Lisa Young – Arcane – Large Porcelain Bowl, £160
Lisa Young’s porcelain pieces are perfection. Beautifully thrown and then beautifully decorated with her very unique designs. Her style, to me, is very mid-century modern, her illustrative motifs evoking constellations, space travel, helixes with just a whiff of Fritz Lang’s Metropolis! Lisa’s work would add style and sophistication to any home.
Katharina Klug – Leaf Bowl, £36.00
Katharina Klug is a new addition to Seek & Adore, I saw her work only recently and was charmed. Like Adam Frew, Katharina explores mark-making on her beautiful porcelain pieces, utilising the porcelain very much as an artist might use a piece of paper or a canvas. Katharina’s lines are bold, like charcoal, and her lines have an immediacy and energy about them that give her pieces verve and a tangible energy. Katharina is a very welcome addition to the Seek & Adore designer-maker stable.
Janice Parker – Ding and the Grandfather Clock, £120.00
Janice Parker‘s work is entirely in the tradition I suppose of the figurative sculpture although she brings her own witty sensibility to the craft. Janice is a storyteller whose tales are told through the medium of porcelain and the immediacy of the line. Here is an illustrator who draws on her material and bakes and glazes it. She is also a mixed-media artist, incorporating metal elements to bring movement and contrast to her pieces. Janice is a one-off, a marvellous, creative maverick.

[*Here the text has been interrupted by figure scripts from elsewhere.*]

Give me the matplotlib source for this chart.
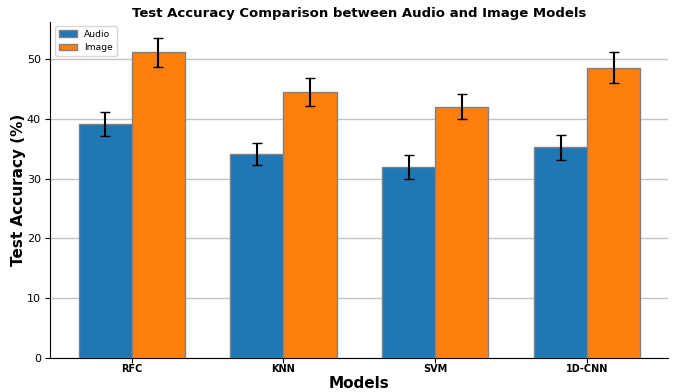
import numpy as np
import matplotlib
matplotlib.use("Agg")
import matplotlib.pyplot as plt

# Mean test accuracy (%) and std across runs
models = ['RFC', 'KNN', 'SVM', '1D-CNN']
audio_acc = [39.2, 34.1, 32.0, 35.3]
audio_std = [2.0, 1.85, 2.0, 2.1]
image_acc = [51.2, 44.5, 42.1, 48.6]
image_std = [2.45, 2.35, 2.1, 2.6]

x = np.arange(len(models))
width = 0.35

fig, ax = plt.subplots(figsize=(6.73, 3.92), dpi=100)

ax.bar(x - width/2, audio_acc, width, yerr=audio_std, capsize=3.8,
       label='Audio', color='#1f77b4', edgecolor='grey', zorder=3)
ax.bar(x + width/2, image_acc, width, yerr=image_std, capsize=3.8,
       label='Image', color='#ff7f0e', edgecolor='grey', zorder=3)

ax.set_title('Test Accuracy Comparison between Audio and Image Models',
             fontsize=9.5, fontweight='bold', pad=3)
ax.set_xlabel('Models', fontsize=11, fontweight='bold', labelpad=1)
ax.set_ylabel('Test Accuracy (%)', fontsize=11, fontweight='bold', labelpad=0.5)
ax.set_xticks(x)
ax.set_xticklabels(models, fontsize=7, fontweight='bold')
ax.tick_params(axis='x', pad=1)
ax.tick_params(axis='y', labelsize=8)

ax.yaxis.grid(True, color='#c4c4c4', linewidth=1, zorder=0)
ax.set_axisbelow(True)
ax.spines['top'].set_visible(False)
ax.spines['right'].set_visible(False)

ax.legend(loc='upper left', fontsize=6.6)

plt.subplots_adjust(left=0.075, right=0.993, top=0.945, bottom=0.087)
plt.savefig('out.png')
plt.close()
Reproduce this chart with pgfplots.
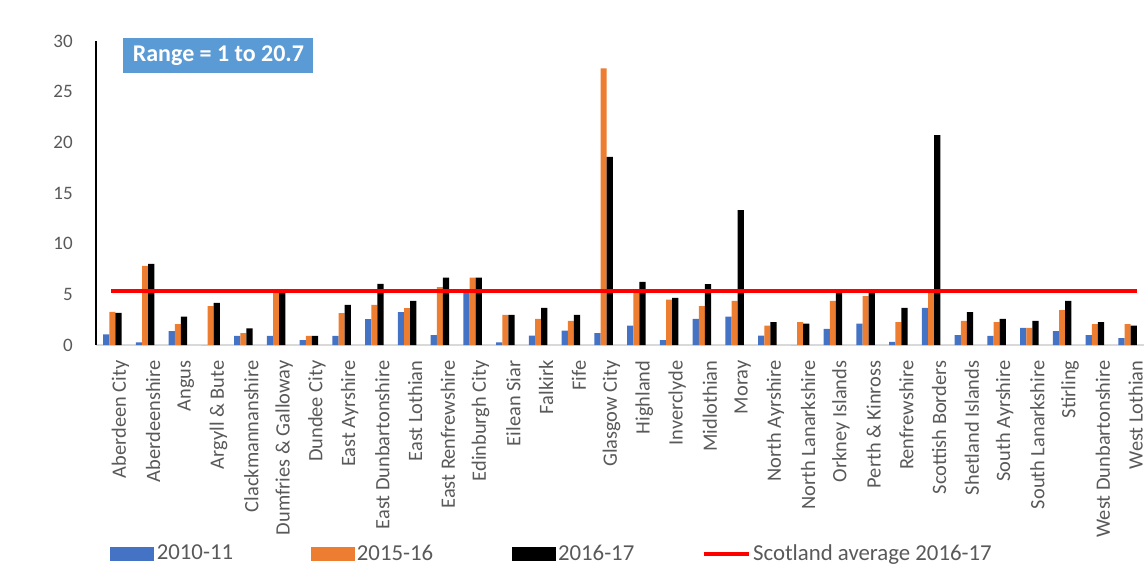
\documentclass[border=0pt]{standalone}
\usepackage{pgfplots}
\usepackage{pgfplotstable}
\pgfplotsset{compat=1.18}
\usepackage{fontspec}
\setmainfont{Carlito}
\definecolor{xlblue}{HTML}{4472C4}
\definecolor{xlorange}{HTML}{ED7D31}
\definecolor{txtgray}{HTML}{595959}
\definecolor{boxblue}{HTML}{5B9BD5}
\pgfplotstableread{
x b o k
0 1.05 3.28 3.18
1 0.26 7.8 8.0
2 1.38 2.07 2.79
3 0 3.84 4.16
4 0.89 1.18 1.64
5 0.89 5.3 5.2
6 0.49 0.89 0.89
7 0.89 3.15 3.97
8 2.56 3.97 6.03
9 3.25 3.64 4.36
10 0.98 5.7 6.66
11 5.2 6.66 6.66
12 0.26 2.98 2.98
13 0.92 2.59 3.67
14 1.41 2.39 2.98
15 1.18 27.3 18.56
16 1.9 5.25 6.23
17 0.49 4.49 4.66
18 2.59 3.84 6.0
19 2.79 4.36 13.3
20 0.92 1.9 2.26
21 0 2.26 2.1
22 1.6 4.36 5.25
23 2.1 4.82 5.25
24 0.3 2.26 3.67
25 3.67 5.25 20.7
26 0.98 2.39 3.25
27 0.89 2.26 2.59
28 1.7 1.7 2.39
29 1.38 3.44 4.36
30 0.98 2.07 2.26
31 0.69 2.07 1.9
}\datatable
\begin{document}
\begin{tikzpicture}
\begin{axis}[
  scale only axis,
  width=524pt, height=152pt,
  xmin=-0.5, xmax=31.5, ymin=0, ymax=30,
  axis x line=bottom, axis y line=left,
  x axis line style={-, draw=black!15, line width=0.6pt},
  y axis line style={-, draw=black, line width=0.7pt},
  xtick=data,
  xticklabels={Aberdeen City,Aberdeenshire,Angus,Argyll \& Bute,Clackmannanshire,Dumfries \& Galloway,Dundee City,East Ayrshire,East Dunbartonshire,East Lothian,East Renfrewshire,Edinburgh City,Eilean Siar,Falkirk,Fife,Glasgow City,Highland,Inverclyde,Midlothian,Moray,North Ayrshire,North Lanarkshire,Orkney Islands,Perth \& Kinross,Renfrewshire,Scottish Borders,Shetland Islands,South Ayrshire,South Lanarkshire,Stirling,West Dunbartonshire,West Lothian},
  xticklabel style={rotate=90, anchor=east, yshift=-4pt, font=\fontsize{10.2}{12}\selectfont, text=txtgray},
  ytick={0,5,...,30},
  yticklabel style={xshift=-6pt, font=\fontsize{9.5}{11}\selectfont, text=txtgray},
  /pgf/number format/assume math mode=true,
  tick style={draw=none},
  ybar, bar width=0.19,
  legend columns=4,
  legend style={at={(axis description cs:0,0)}, anchor=west, xshift=4pt, yshift=-104.5pt,
    draw=none, fill=none, font=\fontsize{11.4}{13}\selectfont, text=txtgray,
    nodes={inner sep=1.2pt}},
  legend cell align=left,
  clip=false,
]
\addplot[fill=xlblue, draw=none, bar shift=-0.19,
  legend image code/.code={\fill[xlblue] (0pt,-3.3pt) rectangle (22pt,3.3pt);}]
  table[x=x, y=b] {\datatable};
\addlegendentry{2010-11\hspace*{37.5pt}\mbox{}}
\addplot[fill=xlorange, draw=none, bar shift=0,
  legend image code/.code={\fill[xlorange] (0pt,-3.3pt) rectangle (22pt,3.3pt);}]
  table[x=x, y=o] {\datatable};
\addlegendentry{2015-16\hspace*{38pt}\mbox{}}
\addplot[fill=black, draw=none, bar shift=0.19,
  legend image code/.code={\fill[black] (0pt,-3.3pt) rectangle (22pt,3.3pt);}]
  table[x=x, y=k] {\datatable};
\addlegendentry{2016-17\hspace*{32.5pt}\mbox{}}
\addplot[sharp plot, red, line width=2pt, forget plot] coordinates {(-0.04,5.3) (31.3,5.3)};
\addlegendimage{red, line width=2pt, legend image code/.code={\draw[red, line width=2pt] (0pt,0pt) -- (22.5pt,0pt);}}
\addlegendentry{Scotland average 2016-17}
\node[fill=boxblue, text=white, font=\bfseries\fontsize{12}{14}\selectfont, anchor=north west,
  minimum width=95pt, minimum height=17.5pt, inner sep=2pt]
  at (rel axis cs:0.0258,1.01) {Range = 1 to 20.7};
\end{axis}
\pgfresetboundingbox
\path[use as bounding box] (-48pt,-119.5pt) rectangle (526pt,172.5pt);
\end{tikzpicture}
\end{document}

Timea Sido – Tangled Web Large Bowl, £74.00
Timea Sido’s technique is a mystery but she produces pieces of exquisite delicacy and complexity. These works are sculptural in the way they play with light and shade and positive and negative space. Placed in a window they subtly alter as the light changes, casting beautiful, intricate shadows. This is exciting, original work.